I have news for them: there is more -- much more -- to being gay than the basic matter of attraction, sexual or otherwise, to someone of your own gender. The fact that the fundies cannot get beyond that says a lot more about their hang-ups than it does about anything else.


Update 10/24:
Bill O'Reilly galumps up to put his two cents in:
On his Fox News show last night, Bill O’Reilly joined in the fray, asking if Dumbledore’s outing was part of the “gay agenda” of “indoctrination” of “children.” O’Reilly claimed that by dropping “the gay bomb,” Rowling is a “provocateur” who is “going to let all hell break loose”
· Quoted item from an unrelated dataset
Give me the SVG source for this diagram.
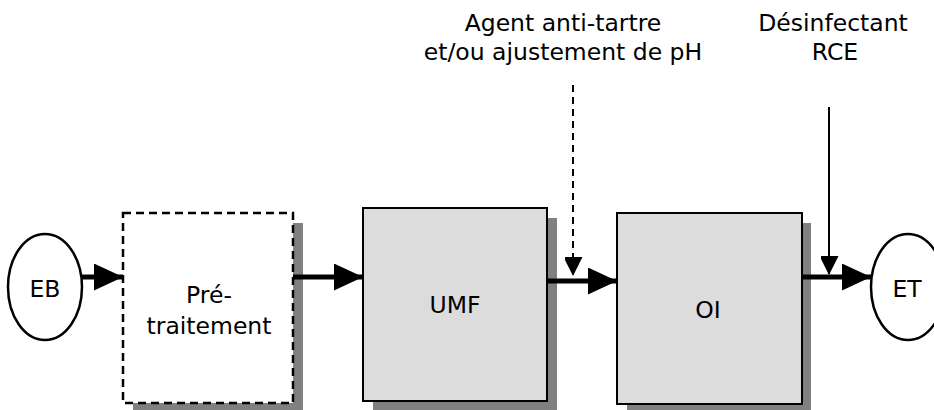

Uh... right, Billo. Just what hell is that? Does it involve falafels, loofahs, phone sex and a huge mega-million dollar settlement? That kind of provocateur?

Update 10/25: Paul Croft's two foot tattoo of Dumbledore is a teasing point with his workmates, but Paul says:

The tattoo is about 2ft in length and shows Dumbledore played by Richard Harris – who was the original and best.”

He insisted: “I don’t regret it and I’m not going to get rid of it.”

Way to go, Paul! How about acknowledging that Dumbledore is one hell of a cool wizard, you guys?

11 comments:

Sorghum Crow said...

Well duh, that's why he didn't run for Minister of Magic and contented himself to a life in academia.

JJ said...

Teh Wingnuts are off their rockers over this.

I've had an invasion of traumatized right-wingnuts all weekend long ever since the news came out (heh).

I even had to turn on comment mod for the first time ever.

It's not pretty.

ellroon said...

Obviously wearing robes and having air blowing about your privates has an effect....

Anonymous said...

I think she did it just to tweak the whakos. They already hate the books, now she has upped the ante.

ellroon said...

My estimation of Ms. Rowling has shot through the roof.

Sorghum Crow said...

I love J.K., and not just because she's rich.

ellroon said...

Well, true. She became rich because we love her.

Steve Bates said...

J.K. did us all a favor (one of many, actually): she reintroduced social commentary into "children's" literature. The concept is not a new one, but it had gone into hiding for a while.

I admit I'm charmed at the notion that Dumbledore is gay. (FTR, I'm straight, not by choice but by nature, as surely as gays are gay by nature.) After reading the entire series, I'd begun to worry that elderly wizards (and presumably witches as well) were completely asexual. How unlikely would that be! They're human, after all.

Again FTR, notwithstanding several comments floating around, there are several other witch/wizard couples in the HP series besides Harry's parents. Remus Lupin and the late lamented Nymphadora Tonks come to mind. I don't recall any "out" gay couples, female or male, though.

I think only some Americans, not Brits, are shocked by Dumbledore's outing. And those Americans were already lost to Rowling as potential readers, so she had nothing to lose by calling it as she saw it. As Mustang Bobby notes, the characters are who they are, and Rowling "merely" lets them tell their story through her very well-turned prose.

Let the fanfic begin! (I'm sure it already has.)

ellroon said...

Um, yes. The fanfic has already been very ... promiscuous in its pairings. My daughter tells me that the authors of such tales have been extremely ... creative.

I'll take her word on that.

Sorghum Crow said...

Fanfic, oh great just what I need, more stuff to read on the internets.

ellroon said...

Some are of real quality, others ... well... imagine the pasty white guy in his grandmother's basement...

That said, this is what my daughter and her friends do as entertainment, write several different fanfics together.